Without knowing too much what is going on, it looks like sssd figured out that my ldap server was unavailable in the first 4 seconds but decided to do a bunch more stuff before completing the request. I do not think its an issue with /etc/hosts since it does show the internal ip address from /etc/hosts, its resolving that probably from nsswitch right? files is set before ldap.
Please try out sssd-1.5.0-1.fc14 and let me know if this fixes your issue.
Nope. I upgraded the sssd and sssd client from updates-testing to the version you mentioned and still have the hangs on sudo commands and the could not start TLS error in /var/log/messages during the hangup.
Does this happen right after some kind of the network disruption? Like VPN dropped, or you suspended machine and resuming or unplugging machine from a docking station?

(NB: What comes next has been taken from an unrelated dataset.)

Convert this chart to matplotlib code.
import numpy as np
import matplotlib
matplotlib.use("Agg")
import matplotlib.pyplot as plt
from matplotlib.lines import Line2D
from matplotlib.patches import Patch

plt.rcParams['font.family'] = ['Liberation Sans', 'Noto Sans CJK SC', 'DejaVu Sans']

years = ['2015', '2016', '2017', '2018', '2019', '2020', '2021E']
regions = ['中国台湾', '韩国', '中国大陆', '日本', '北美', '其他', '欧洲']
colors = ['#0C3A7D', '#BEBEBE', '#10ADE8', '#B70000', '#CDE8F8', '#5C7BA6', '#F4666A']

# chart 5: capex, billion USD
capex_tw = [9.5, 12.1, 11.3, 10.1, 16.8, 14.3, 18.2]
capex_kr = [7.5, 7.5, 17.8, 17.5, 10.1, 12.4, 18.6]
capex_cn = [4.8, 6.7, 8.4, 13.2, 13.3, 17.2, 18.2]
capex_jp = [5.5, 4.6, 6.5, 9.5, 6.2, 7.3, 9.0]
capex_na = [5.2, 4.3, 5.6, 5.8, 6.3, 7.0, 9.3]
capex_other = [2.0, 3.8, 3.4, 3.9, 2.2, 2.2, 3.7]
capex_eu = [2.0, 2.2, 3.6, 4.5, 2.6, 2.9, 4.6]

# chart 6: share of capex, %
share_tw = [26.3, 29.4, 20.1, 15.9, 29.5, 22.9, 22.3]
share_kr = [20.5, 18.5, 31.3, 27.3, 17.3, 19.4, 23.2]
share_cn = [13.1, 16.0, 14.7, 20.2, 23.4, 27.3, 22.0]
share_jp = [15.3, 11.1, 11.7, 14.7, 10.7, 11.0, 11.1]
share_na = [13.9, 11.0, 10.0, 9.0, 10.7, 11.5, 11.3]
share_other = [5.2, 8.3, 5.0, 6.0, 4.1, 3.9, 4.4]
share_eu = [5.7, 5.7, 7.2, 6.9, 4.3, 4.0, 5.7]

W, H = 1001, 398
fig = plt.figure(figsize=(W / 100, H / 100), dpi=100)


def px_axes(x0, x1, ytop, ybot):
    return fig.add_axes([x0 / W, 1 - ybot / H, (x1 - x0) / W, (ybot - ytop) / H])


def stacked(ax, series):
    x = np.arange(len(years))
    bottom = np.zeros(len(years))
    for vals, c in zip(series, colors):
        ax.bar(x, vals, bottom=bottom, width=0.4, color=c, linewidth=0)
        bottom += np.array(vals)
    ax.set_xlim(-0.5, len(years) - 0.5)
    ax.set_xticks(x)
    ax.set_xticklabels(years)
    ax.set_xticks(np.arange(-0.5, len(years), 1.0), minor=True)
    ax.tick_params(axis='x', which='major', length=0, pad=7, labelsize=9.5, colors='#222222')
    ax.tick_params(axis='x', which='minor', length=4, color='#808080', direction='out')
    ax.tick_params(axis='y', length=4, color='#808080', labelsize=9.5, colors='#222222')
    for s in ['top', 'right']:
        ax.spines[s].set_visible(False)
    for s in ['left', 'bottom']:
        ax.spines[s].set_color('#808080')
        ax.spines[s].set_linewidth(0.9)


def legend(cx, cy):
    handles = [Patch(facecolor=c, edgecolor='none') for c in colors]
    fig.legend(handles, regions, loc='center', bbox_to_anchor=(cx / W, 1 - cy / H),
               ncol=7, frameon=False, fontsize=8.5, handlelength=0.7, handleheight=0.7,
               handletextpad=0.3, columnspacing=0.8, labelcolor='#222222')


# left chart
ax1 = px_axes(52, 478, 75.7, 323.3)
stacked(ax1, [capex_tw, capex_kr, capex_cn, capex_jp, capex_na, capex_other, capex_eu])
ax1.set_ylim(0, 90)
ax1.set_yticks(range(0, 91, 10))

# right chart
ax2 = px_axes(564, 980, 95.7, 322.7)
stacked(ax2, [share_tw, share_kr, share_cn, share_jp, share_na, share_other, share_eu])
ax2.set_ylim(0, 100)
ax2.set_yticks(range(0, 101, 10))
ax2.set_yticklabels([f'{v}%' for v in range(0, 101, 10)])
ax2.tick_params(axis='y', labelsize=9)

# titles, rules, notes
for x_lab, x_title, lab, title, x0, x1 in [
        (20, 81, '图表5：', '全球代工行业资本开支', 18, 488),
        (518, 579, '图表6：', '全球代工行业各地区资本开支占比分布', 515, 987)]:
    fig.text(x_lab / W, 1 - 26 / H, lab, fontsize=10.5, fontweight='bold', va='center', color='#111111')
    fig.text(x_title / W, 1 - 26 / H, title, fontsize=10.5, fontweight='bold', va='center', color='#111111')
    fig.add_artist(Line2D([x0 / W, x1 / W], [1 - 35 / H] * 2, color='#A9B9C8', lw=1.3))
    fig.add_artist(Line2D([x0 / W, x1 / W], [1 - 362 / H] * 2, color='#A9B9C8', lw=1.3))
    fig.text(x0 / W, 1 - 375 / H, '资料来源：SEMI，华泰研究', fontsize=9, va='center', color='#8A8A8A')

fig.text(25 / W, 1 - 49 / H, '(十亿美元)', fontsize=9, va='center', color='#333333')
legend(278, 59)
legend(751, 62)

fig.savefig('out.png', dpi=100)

Or it just happens periodically when you are working online but your VPN is not connected to the corporate network? How many servers you have configured? If you can attach your sssd.conf would be great.
Does your experience look similar to this: https://fedorahosted.org/sssd/ticket/709 ?
Aaron, is this problem still persisting with SSSD 1.5.4 or later?
From the log posted above, it looks like an error contacting the LDAP server. This could be a certificate issue or a routing problem. Unfortunately, due to bug http://www.openldap.org/its/index.cgi/Incoming?id=6789 we don't get any information back from the ldap client libraries to explain the problem.
Please let us know whether you are still experiencing this issue.
This bug has gone for more than a month without additional data from the reporter.
Please reopen if the requested information is provided.